To me the issue isn’t about identity. It’s about dignity, power, control and value – specifically the value of personal data and who should benefit from it. The future which Ctrl-Shift is researching and advising on, and which Mydex is working flat out to help create is one where people use new personal data tools to manage and control their personal data to a far greater extent than is possible today (see VRM). They can have it independently verified or authenticated, and can share it under their control.

We call this “volunteered personal information”. Ctrl-Shift estimates flows of such data will overtake display advertising by value within seven years and and by 2020 earn ten times what Google does today (all estimates UK only).

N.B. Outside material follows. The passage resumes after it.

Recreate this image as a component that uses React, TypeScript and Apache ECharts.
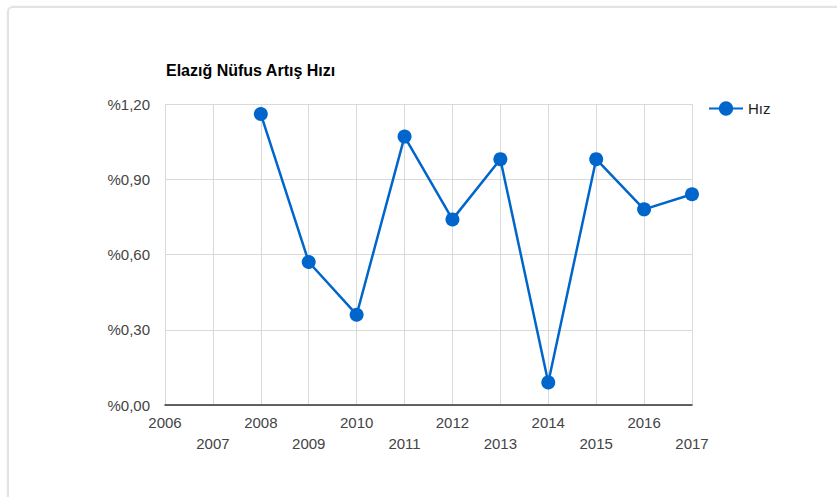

This isn’t just about “identity”. Nor is it about “consumers”. As individuals we may consume food or energy, but we don’t consume fitness or education, we don’t consume when we manage our lives, make decisions, give permissions or help each other. As we take control of our lives and recast our relationship with the state (as the new UK Coalition believes we should) we will increasingly need control over our personal data. We might use Facebook, Google, Amazon or the Royal Bank of Scotland along the way. But we’d be ill-advised to give them control.

It takes a change in mindset to recognise and accept the individual as the only feasible and logical point of integration for the exponentially growing quantities of personal data we need to manage our lives. But once you do, you see immense advantages. We know ourselves better than outside organisations can. We can account for our own peculiarities (and then again, we may choose not to). We know our own intentions in ways external organisations cannot. We operate closest to the deeper beliefs and principles that really drive us.

There are a number of types of concern are coming to a head around this issue. One set is the diminishing returns on CRM. Another is low and diminishing responses and increasing opt-outs from direct marketing. There are a swathe of issues connected with the ineffective, expensive and intrusive “Database State” set of public-service and law-enforcement policies on health, education, transport, census and welfare.

We’ve poured too much money down the drain already, and now the government is broke. Meanwhile householders spend one and a half weeks a year (IIRC – I seem to have lost the original reference for this; think it was Consumer Focus) dealing with customer services, sorting out details and changes.

It’s a win-win-win for people, business and public services if people regain control of their personal data and can do more to manage their relationships online in a structured and scalable way. It’s every bit as important as the open/public data agenda. That’s why I’m a founder, investor and non-exec in two new enterprises:

- the research and advisory firm Ctrl-Shift, with Liz Brandt, Alan Mitchell and Paul Smith which has already worked on personal portable education records, personalisation for business services or fashio retail, and the rise and value of “volunteered personal information” and

- Mydex Community Interest Company with Iain Henderson, Alan Mitchell, David Alexander and others which has a personal data store which lets users invoke external authentication/verification and then do selective disclosure with other people and organisations.

When people are kitted out in this way, with Mydex-based or similar tools, and organisations can start to rely on authorised feeds of information from individuals there will be first immense reduction in administrative hassle and then a far larger release of entrepreneurial value. This creates new roles for identification, authentication and verification services which will compete on efficacy, design, ease of use and cost. Above all it creates a platform on which people can build new added-value “fourth-party” service providers on the side of the individual.

We had a great discussion. Some points: it’s not about ownership of data; it’s about rights and what you can do with the personal data. It isn’t about privacy (or rather there’s a limit to how far you can get by framing this as about privacy). If you say it’s about protecting value then a whole load of extra people start to understand. But beyond that it’s about dignity, control and power. At that stage you stir up a deeper sort of reaction.

Not for nothing is the WEF looking at this issue very carefully with a view to including it in the next Davos agenda. None of us yet knows whether this is in a supportive or rather more lixed light. And even as we meet the Bilderberg group is trying to get its head around issues of cybertech. But to judge by the Bilderberg guest list I very much doubt their conversation on this area was a fraction as well informed as ours in London SW1. Kim Cameron was in our group: ’nuff said.